Mit der Abschieds-Arie der Leonora schließt das Werk recht unvermittelt ohne Chor-Pomp oder dramatische Zuspitzung. So wie ohnehin dramatische Entwicklungen rar gesät sind. Für Heyder kein Problem, der auf der offenen, von Hartmut Litzinger raffiniert ausgeleuchteten Bühne die Auseinandersetzungen und inneren Konflikte sehr intensiv ausarbeitet und die einzigen Requisiten, die Stuhl-Galerie, wirkungsvoll ins Geschehen integriert. Bestes Kompliment für alle Beteiligten, auch für die Kostümbildnerin Janine Werthmann, die den Chor in Einheits-Schwarz und die Protagonisten in historisch angehauchte, aber dennoch leichte Kostüme kleidet: Trotz der sparsamen Ausstattung vermisst man nichts.

Und die musikalische Qualität spricht für sich. Marcus Bosch bringt die melodisch reiche und gleichwohl immer auf den seelischen Zustand ausgerichtete Musik mit seinem Festivalorchester, den 55 Musikern der Cappella Aquilea klangschön, agil und sängerfreundlich zu Gehör. Die etwas konventioneller gestrickten Chöre bereiten dem versierten, auch in der Bohème aktiven Tschechischen Philharmonischen Chor Brünn keine Probleme.

Und die Solisten wachsen geradezu über sich hinaus. Vier große Rollen und drei Idealbesetzungen: Woong-jo Choi, ein Bassist, der in der letzten Spielzeit wieder ans Aachener Theater zurückgekehrt ist, gelingt mit seinem voluminösen, tragfähigen und perfekt geführten Bass ein überwältigendes Rollenprofil der Titelpartie. Anna Princeva als Leonora und Katerina Hebelkova als Cuniza überbieten sich gegenseitig an vokalem Wohllaut, Koloraturgeläufigkeit und darstellerischer Intensität. Ein wenig eingeengt wirkt der Tenor Adrian Dumitru in der, zugegeben, unsympathischen Rolle des Riccardo. Dass sie sich stimmlich allesamt ohne unangenehmes Forcieren durchsetzen können, ist nicht zuletzt der sängerfreundlichen musikalischen Leitung Boschs zu verdanken. Auch hier stimmt alles.
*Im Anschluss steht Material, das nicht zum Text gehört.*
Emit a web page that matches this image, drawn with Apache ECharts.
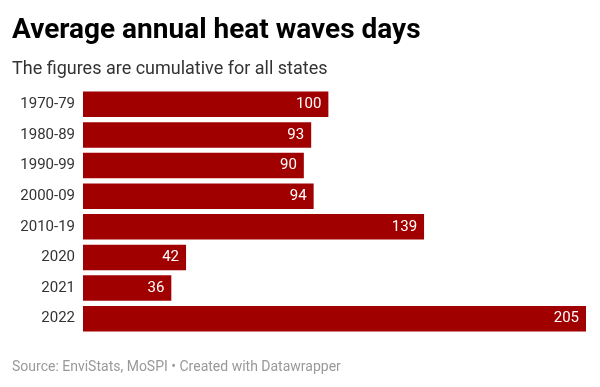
<!DOCTYPE html>
<html><head><meta charset="utf-8">
<script src="https://cdn.jsdelivr.net/npm/echarts@6/dist/echarts.min.js"></script>
<style>html,body{margin:0;padding:0;background:#fff}#c{width:600px;height:387px}</style>
</head><body><div id="c"></div>
<script>
const categories = ["1970-79","1980-89","1990-99","2000-09","2010-19","2020","2021","2022"];
const values = [100,93,90,94,139,42,36,205];
const titleText = "Average annual heat waves days";
const subtitleText = "The figures are cumulative for all states";
const footerText = "Source: EnviStats, MoSPI \u2022 Created with Datawrapper";

const chart = echarts.init(document.getElementById('c'), null, {renderer:'canvas'});
chart.setOption({
  animation:false,
  backgroundColor:'#fff',
  textStyle:{fontFamily:'Roboto'},
  title:[
    {text:titleText,left:7,top:12,textStyle:{fontFamily:'Roboto',fontWeight:'bold',fontSize:28,color:'#000'}},
    {text:subtitleText,left:7,top:55,textStyle:{fontFamily:'Roboto',fontWeight:'normal',fontSize:18,color:'#333'}},
    {text:footerText,left:7,top:355,textStyle:{fontFamily:'Roboto',fontWeight:'normal',fontSize:14,color:'#999'}}
  ],
  grid:{left:83,right:14,top:89,height:245,containLabel:false},
  xAxis:{type:'value',min:0,max:205,show:false},
  yAxis:{type:'category',data:categories,inverse:true,
    axisLine:{show:false},axisTick:{show:false},
    axisLabel:{color:'#333',fontSize:15,fontFamily:'Roboto',margin:8}},
  series:[{type:'bar',data:values,barCategoryGap:'17%',
    itemStyle:{color:'#a00000'},
    label:{show:true,position:'insideRight',distance:7,color:'#fff',fontSize:15,fontFamily:'Roboto'}}]
});
</script></body></html>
Das Premieren-Publikum im nicht ganz ausverkauften Konzerthaus zeigt sich rundum begeistert. Angesichts der Unbekanntheit des Werks können sich die Besucherzahlen der leider nur zwei Aufführungen dennoch sehen lassen. Das lässt sich im kommenden Jahr gewiss ändern, wenn neben dem Fliegenden Holländer auf der Burg-Bühne im Konzerthaus Verdis Il giorno di regno gezeigt wird. Vielleicht war es nicht ganz geschickt, im Vorfeld so ausführlich auf die sparsame Ausstattung hingewiesen zu haben. Weniger ist manchmal mehr.